Gauck forderte mehr militärisches Engagement von den Deutschen, um sich den Verbrechern und Despoten dieser Welt entgegenzustellen. Und kritisierte, dass es für unsere „glückssüchtige Gesellschaft“ schwer zu ertragen sei, dass es wieder deutsche Gefallene gibt. Warum genau er zu den Waffen rief, gegen wen und für wen da ins Feld gezogen werden sollte, überließ er der freien Interpretation. Dafür ließ es sich so schön im Pathos der eigenen Worte baden. Martin Reeh von der taz antwortete in einem Kommentar: „Wer Kriege für notwendig hält, muss zumindest ihre Gründe, Ziele, Einsatz- und Exit-Optionen genau definieren.“ Dahergeschwafelte Sonntagsreden sind dafür wohl kaum ein Ersatz und sie verbieten sich auch, wenn es um Menschenleben geht. Gauck ging und geht es um den Zusammenhalt in der Gesellschaft. Und so ist wohl auch seine Antwort zu verstehen auf eine Frage beim Evangelischen Kirchentag zur Ehe-Öffnung für Schwule und Lesben: Er sei für alles, was Menschen befreie und aus ihrer Entfremdung löse. Etwas verklausuliert ausgedrückt, aber übersetzt heißt das doch, dass er sich für die Gleichstellung ausspricht, damit Schwule und Lesben nicht länger mit der Gesellschaft im Widerspruch stehen. Und dann? Ist der nächste Schritt, dass alle vereint im caesarschen Wir der Gauckschen Rede für eine irgendwie geartete Freiheit kämpfen – gern auch mit der Waffe – und sich bloß nicht ihrem verantwortunglosen Streben nach Glück überlassen? Oder so ähnlich? Schwer zu sagen, denn querbeet setzte Gauck seine Signale.

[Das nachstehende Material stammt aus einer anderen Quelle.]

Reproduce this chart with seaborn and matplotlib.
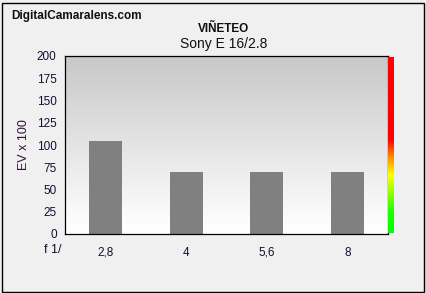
import numpy as np
import matplotlib
matplotlib.use("Agg")
import matplotlib.pyplot as plt
import seaborn as sns
import pandas as pd
from matplotlib.colors import LinearSegmentedColormap
from matplotlib.patches import Rectangle

sns.set_style("white")
plt.rcParams['font.family'] = ['Liberation Sans', 'DejaVu Sans']

categories = ["2,8", "4", "5,6", "8"]
values = [105, 70, 70, 70]
yticks = [0, 25, 50, 75, 100, 125, 150, 175, 200]

W, H = 426, 293
fig = plt.figure(figsize=(W / 100, H / 100), dpi=100, facecolor="#f0f0f0")
# outer border
fig.patches.append(Rectangle((1.5 / W, 1.5 / H), (W - 4) / W, (H - 4) / H, transform=fig.transFigure,
                             fill=False, edgecolor="black", linewidth=1.0))

L, R, T, B = 65, 388, 56, 234
ax = fig.add_axes([L / W, 1 - B / H, (R - L) / W, (B - T) / H])

# background gradient: gray top -> white bottom
grad = np.linspace(0, 1, 256).reshape(-1, 1)
bg_cmap = LinearSegmentedColormap.from_list("bg", [(0, "#ffffff"), (0.08, "#fcfcfc"), (1, "#c8c8c8")])
ax.imshow(grad, aspect="auto", cmap=bg_cmap, origin="lower",
          extent=[-0.5, len(categories) - 0.5, 0, 200], zorder=0)

df = pd.DataFrame({"cat": categories, "val": values})
sns.barplot(data=df, x="cat", y="val", color="#808080", width=0.41, saturation=1,
            ax=ax, zorder=2, edgecolor="none")
ax.set_xlim(-0.5, len(categories) - 0.5)
ax.set_ylim(0, 200)
ax.set_yticks(yticks)
ax.set_yticklabels([str(v) for v in yticks], fontsize=8.5, color="#101030")
ax.set_xticks([i - 0.5 for i in range(len(categories) + 1)], minor=False)
ax.set_xticklabels([])
ax.set_xticks(range(len(categories)), minor=True)
ax.set_xticklabels(categories, minor=True, fontsize=8.5, color="#101030")
ax.tick_params(axis="x", which="major", direction="out", length=4, width=0.8, color="black")
ax.tick_params(axis="x", which="minor", length=0, pad=9)
ax.tick_params(axis="y", direction="out", length=4, width=0.8, color="black", pad=2)
ax.set_xlabel("")
ax.set_ylabel("EV x 100", fontsize=9, color="#30103a", labelpad=5)
for s in ax.spines.values():
    s.set_color("black")
    s.set_linewidth(0.9)

# colour bar on the right
cax = fig.add_axes([388 / W, 1 - 233 / H, 6 / W, (233 - 57) / H])
cb_cmap = LinearSegmentedColormap.from_list(
    "cb", [(0.0, "#00ff00"), (0.12, "#20ff00"), (0.33, "#ffff00"), (0.44, "#ff8000"),
           (0.53, "#ff0000"), (1.0, "#ff0000")])
cax.imshow(grad, aspect="auto", cmap=cb_cmap, origin="lower", extent=[0, 1, 0, 1])
cax.set_axis_off()

fig.text(11 / W, 1 - 16 / H, "DigitalCamaralens.com", fontsize=8.5, fontweight="bold",
         color="#101010", ha="left", va="center")
fig.text(224 / W, 1 - 29 / H, "VIÑETEO", fontsize=8.5, fontweight="bold", color="#101010",
         ha="center", va="center")
fig.text(224 / W, 1 - 44 / H, "Sony E 16/2.8", fontsize=10, color="#101010",
         ha="center", va="center")
fig.text(53 / W, 1 - 250 / H, "f 1/", fontsize=9, color="#101030", ha="center", va="center")

fig.savefig("out.png", dpi=100, facecolor=fig.get_facecolor())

Er fand, dass Sarrazin mit der Veröffentlichung von „Deutschland schafft sich ab" Mut bewiesen habe, da er bestehende Probleme offen anspreche. Die biologistischen Thesen in dessen Buch lehnte er allerdings ab. Gelesen hatte er es wohl auch nicht. Die Sexismus-Debatte um den Fall Brüderle spielte er als Tugendfuror herunter. Eine besonders gravierende Fehlhaltung von Männern gegen Frauen könne er hierzulande nicht feststellen. Als sich daraufhin Protest regte, suchte er den Dialog und betonte auf einmal die Notwendigkeit einer engagierten Diskussion über den Alltags-Sexismus in der Gesellschaft. Mit dem Satz seines Vorgängers „Der Islam gehört zu Deutschland“ fremdelte er, wenn er auch seine Intention annehmen wollte. In Sachen Religion hätte sich der Theologe differenziertere Aussagen von Wulff gewünscht, auch wenn er diese selbst oft genug schuldig blieb. Viel Sensibilität zeigte er jedenfalls auch im Umgang mit diesem Thema nicht.
Gauck gab sich widersprüchlich, manchmal wirr und seine Aussagen wirkten oft unüberlegt. Er mag vielleicht ein einnehmender Redner sein, aber einen brillanten Rhetoriker, Denker und großen Demokraten habe ich dabei nicht entdecken können.